Connect the Dots, Start the Services
Now that we’ve got it all connected together, go ahead and run the appropriate commands on the masters and servers to start them all up:
# master:
$SPARK_HOME/sbin/start-master.sh
# slaves:
$SPARK_HOME/sbin/start-slave.sh spark://<master-Addr>:7077
Success!
Now try and run it on the master:
username@HOST:~# $SPARK_HOME/bin/pyspark
Python 2.7.12 (default, Apr 15 2020, 17:07:12)
[GCC 5.4.0 20160609] on linux2
Type "help", "copyright", "credits" or "license" for more information.
20/10/13 05:19:50 WARN Utils: Your hostname, HOST.localdomain resolves to a loopback address: 127.0.0.1; using <address> instead (on interface eth0)
20/10/13 05:19:50 WARN Utils: Set SPARK_LOCAL_IP if you need to bind to another address
20/10/13 05:19:50 WARN NativeCodeLoader: Unable to load native-hadoop library for your platform... using builtin-java classes where applicable
Using Spark's default log4j profile: org/apache/spark/log4j-defaults.properties
Setting default log level to "WARN".
To adjust logging level use sc.setLogLevel(newLevel). For SparkR, use setLogLevel(newLevel).
Welcome to
____ __
/ __/__ ___ _____/ /__
_\ \/ _ \/ _ `/ __/ '_/
/__ / .__/\_,_/_/ /_/\_\ version 2.4.6
/_/
Using Python version 2.7.12 (default, Apr 15 2020 17:07:12)

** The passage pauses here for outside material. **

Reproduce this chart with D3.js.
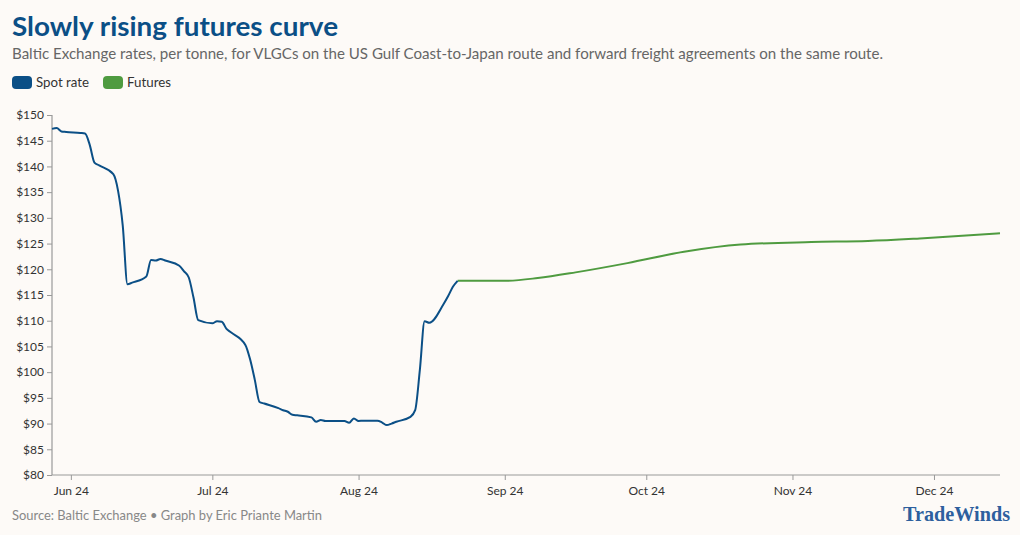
<!DOCTYPE html>
<html>
<head>
<meta charset="utf-8">
<script src="https://cdn.jsdelivr.net/npm/d3@7"></script>
<style>
  html, body { margin: 0; padding: 0; background: #fdfaf7; }
  svg { display: block; }
  text { font-family: "Source Sans Pro", Lato, "Noto Sans", sans-serif; }
</style>
</head>
<body>
<svg id="chart" width="1020" height="535"></svg>
<script>
// ---------- DATA ----------
const title = "Slowly rising futures curve";
const subtitle = "Baltic Exchange rates, per tonne, for VLGCs on the US Gulf Coast-to-Japan route and forward freight agreements on the same route.";
const source = "Source: Baltic Exchange • Graph by Eric Priante Martin";
const seriesNames = ["Spot rate", "Futures"];
const seriesColors = ["#0b4f86", "#4f9b40"];

const spotDates = ["2024-05-28","2024-05-29","2024-05-30","2024-05-31","2024-06-03","2024-06-04","2024-06-05","2024-06-06","2024-06-07","2024-06-10","2024-06-11","2024-06-12","2024-06-13","2024-06-14","2024-06-17","2024-06-18","2024-06-19","2024-06-20","2024-06-21","2024-06-24","2024-06-25","2024-06-26","2024-06-27","2024-06-28","2024-07-01","2024-07-02","2024-07-03","2024-07-04","2024-07-05","2024-07-08","2024-07-09","2024-07-10","2024-07-11","2024-07-12","2024-07-15","2024-07-16","2024-07-17","2024-07-18","2024-07-19","2024-07-22","2024-07-23","2024-07-24","2024-07-25","2024-07-26","2024-07-29","2024-07-30","2024-07-31","2024-08-01","2024-08-02","2024-08-05","2024-08-06","2024-08-07","2024-08-08","2024-08-09","2024-08-12","2024-08-13","2024-08-14","2024-08-15","2024-08-16","2024-08-19","2024-08-20","2024-08-21","2024-08-22"];
const spotValues = [147.3,147.45,146.8,146.7,146.5,146.4,144.2,140.75,140.2,138.5,135.3,128.5,117.1,117.4,118.6,121.8,121.7,122.0,121.7,120.7,119.6,118.4,114.5,110.1,109.5,109.9,109.8,108.4,107.7,105.3,102.5,98.5,94.2,93.9,93.0,92.6,92.3,91.7,91.6,91.2,90.35,90.7,90.5,90.5,90.5,90.15,91.0,90.5,90.55,90.55,90.2,89.7,90.0,90.35,91.3,92.6,100.5,109.9,109.6,113.2,114.8,116.6,117.75];

const futuresDates = ["2024-08-22","2024-09-01","2024-09-08","2024-09-16","2024-09-27","2024-10-09","2024-10-21","2024-11-05","2024-11-17","2024-11-28","2024-12-15"];
const futuresValues = [117.75,117.75,118.3,119.4,121.2,123.4,124.8,125.3,125.5,126.0,127.0];

const xDomain = ["2024-05-28", "2024-12-15"];
const yDomain = [80, 150];
const yTicks = [80,85,90,95,100,105,110,115,120,125,130,135,140,145,150];
const xTicks = ["2024-06-01","2024-07-01","2024-08-01","2024-09-01","2024-10-01","2024-11-01","2024-12-01"];

// ---------- CHART ----------
const parse = d3.timeParse("%Y-%m-%d");
const svg = d3.select("#chart");
const margin = {left: 52, right: 20, top: 115, bottom: 60};
const W = 1020, H = 535;

const x = d3.scaleTime().domain(xDomain.map(parse)).range([margin.left, W - margin.right]);
const y = d3.scaleLinear().domain(yDomain).range([H - margin.bottom, margin.top]);

// Title
svg.append("text").attr("x", 12).attr("y", 36)
  .attr("font-size", 27).attr("font-weight", 700).attr("fill", "#0b4f86")
  .attr("textLength", 326).attr("lengthAdjust", "spacingAndGlyphs")
  .text(title);
svg.append("text").attr("x", 12).attr("y", 59)
  .attr("font-size", 15).attr("fill", "#666")
  .attr("textLength", 871).attr("lengthAdjust", "spacingAndGlyphs")
  .text(subtitle);

// Legend
const legendX = [12, 103];
const legendTextW = [53, 44];
seriesNames.forEach((n, i) => {
  svg.append("rect").attr("x", legendX[i]).attr("y", 76).attr("width", 20).attr("height", 13)
    .attr("rx", 4).attr("fill", seriesColors[i]);
  svg.append("text").attr("x", legendX[i] + 24).attr("y", 87)
    .attr("font-size", 13.5).attr("fill", "#333")
    .attr("textLength", legendTextW[i]).attr("lengthAdjust", "spacingAndGlyphs")
    .text(n);
});

// Axes
const yAxis = svg.append("g").attr("transform", `translate(${margin.left},0)`)
  .call(d3.axisLeft(y).tickValues(yTicks).tickSize(5).tickPadding(3).tickFormat(d => "$" + d));
const xAxis = svg.append("g").attr("transform", `translate(0,${H - margin.bottom})`)
  .call(d3.axisBottom(x).tickValues(xTicks.map(parse)).tickSize(5).tickPadding(6).tickFormat(d3.timeFormat("%b %y")));
[yAxis, xAxis].forEach(g => {
  g.select(".domain").attr("stroke", "#999").attr("stroke-width", 1.2);
  g.selectAll(".tick line").attr("stroke", "#999");
  g.selectAll(".tick text").attr("fill", "#333").attr("font-size", 12)
    .attr("font-family", '"Source Sans Pro", Lato, "Noto Sans", sans-serif');
});
yAxis.select(".domain").attr("d", `M-0,${y(150)}V${y(80)}`);
xAxis.select(".domain").attr("d", `M${margin.left},0H${W - margin.right}`);

// Lines
const line = d3.line().x(d => x(d.date)).y(d => y(d.value)).curve(d3.curveMonotoneX);
const spot = spotDates.map((d, i) => ({date: parse(d), value: spotValues[i]}));
const fut = futuresDates.map((d, i) => ({date: parse(d), value: futuresValues[i]}));

svg.append("path").datum(fut).attr("d", line).attr("fill", "none")
  .attr("stroke", seriesColors[1]).attr("stroke-width", 2);
svg.append("path").datum(spot).attr("d", line).attr("fill", "none")
  .attr("stroke", seriesColors[0]).attr("stroke-width", 2).attr("stroke-linejoin", "round");

// Footer
svg.append("text").attr("x", 12).attr("y", 520)
  .attr("font-size", 13.5).attr("fill", "#888")
  .attr("textLength", 310).attr("lengthAdjust", "spacingAndGlyphs")
  .text(source);
svg.append("text").attr("x", 1010).attr("y", 521).attr("text-anchor", "end")
  .attr("font-size", 21).attr("font-weight", 700).attr("fill", "#2d5f9e")
  .style("font-family", '"Liberation Serif", "DejaVu Serif", serif')
  .attr("textLength", 107).attr("lengthAdjust", "spacingAndGlyphs")
  .text("TradeWinds");
</script>
</body>
</html>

SparkSession available as 'spark'.
>>>
That should give you the above.
Now you can transfer data into that directory and read from it using the spark.read.*
function that you need. Note that copying Big Data into that directory is not a good idea. If you’re looking at TeraBytes or Petabytes worth of data then you’ll definitely need a real Cluster. But, I’ve already made some interesting observations in this limited environment.